History
The Term “RAID” was used in 1987 by David Patterson, Garth A. Gibson and Randy Katz at the University of California, Berkeley in 1987. In their 1988 report, “A Case for Redundant Arrays of Inexpensive Disks (RAID)” they argued that the mainframe disk drives performance can be beaten by RAID. By configuring redundancy, the reliability is beyond to any extent single drive.
RAID
The term RAID related to hard disk management technique mostly for server side. RAID is a data storage virtualization technology that combine multiple hard disk into a single logical unit for data redundancy, reliability and performance improvement. It has used mirroring, stripping and/or parity to achieve the RAID configuration. Once the RAID is setup, it forms a single logical disk for the operating system.
Stripping

In Stripping, hard disk divided into blocks and these blocks are stacked together and called strips. With multiple hard disks placed parallel or serial, we can achieve the stripe.

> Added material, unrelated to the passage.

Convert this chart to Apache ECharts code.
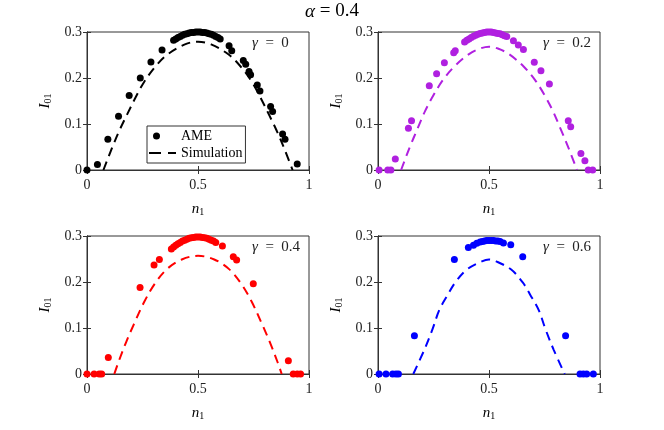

Without mirroring and parity, Stripping cannot have safe data but stripping may significantly improve the I/O performance.
Mirroring

Mirroring is most trusted method for data protection in RAID. This is straightforward way to understand as it copies identical data onto more than one drive in real time. It most commonly used in RAID 1. In case the first disk failure, the controller uses the second disk to serve the date, and it makes the data available continuously without any disruption.
When the failed disk is replaced with a new disk, the controller copies the data from the surviving disk of the mirrored pair. Data is simultaneously recorded on both the disk. Though this type of RAID gives you highest availability of data but it is costly as it requires double amount of disk space and thus increasing the cost.
Parity

This is reliable and low-cost solution in RAID for data protection. In this method, an additional disk is added to stripe width to hold parity bit. Parity used for fault tolerance by calculating the data in two drives and storing results on third drive. RAID 3 used parity disk for fault tolerance and fast data stripping.
The parity bits are used to recreate the data during the disk failure. Parity information can be stored a separate disk or can be stored across all disks.
RAID Controllers
A RAID controller is a hardware or software program used to manage the hard disks in storage array so that they can be as a logical unit. RAID controllers bridge between the operating system and the hard disks.
In hardware-based RAID, physical controller is used at motherboard or at separate RAID card to present the data to the applications and operating systems as logical units. The controller resides on a PCI bus.
In Software RAID performs the processing on the host’s CPU. Thus, it gives a cheapest possible solution. The difference between the hardware RAID and software RAID is where the RAID processing happens. Software-based RAID does not use the server processor and hardware-based RAID provides better performance. Hardware-based RAID is more expensive than software based RAID due to its additional hardware.
Standard RAID levels
RAID 0

RAID 0 knows as stripping. Data split and stored across two or more disks, without any parity, redundancy or fault tolerance. Since RAID 0 has no fault tolerance, the failure of one disk will cause the entire array to fail.
- Minimum 2 disks.
- No redundancy
- Do not use for mission critical applications.
RAID 1

In RAID 1, data is writing simultaneously in two disks. It consists of exact set of data (mirror) on two or more disks. If one disk failed, the data can be retrieved from the other disk.
This layout is useful when read performance or reliability is more important than write performance or the resulting data storage capacity.
- Minimum 2 disks.
- Excellent redundancy
- Good performance
- Do not use for mission critical applications.
RAID 2

RAID 2 is rarely used in practice, it stripes data at the bit level rather than block level. It uses a hamming code for error connection.
RAID 3

RAID 3 also rarely used in practice, it stripes data at the byte level with a dedicated parity disk. RAID 3 cannot serve multiple request simultaneously.
RAID 4

RAID 4 stripes data at the block level with a dedicated parity disk. RAID 4 provides superior performance of random reads, while the performance of random writes is low due to the need to write all parity data to a single disk.
RAID 5

RAID 5 consist of block level stripping with distributed parity. In RAID 4 parity information is distributed among the disks. It requires that all drives but one be present to operate.
Upon failure of a single drive, subsequent reads can be calculated from the distributed parity such that no data is lost.
- Minimum 3 disks.
- Good redundancy
- Good performance
- Use for databases that is heavily read oriented. Write operation is slow.
RAID 10

RAID 10 also known as RAID 1+0. It combined disk mirroring and disk stripping to protect the data. If one disk in each mirrored pair is functional, data can be retrieved.
- Minimum 4 disks.
- Excellent redundancy
- Excellent performance
- Best option for mission critical applications especially databases.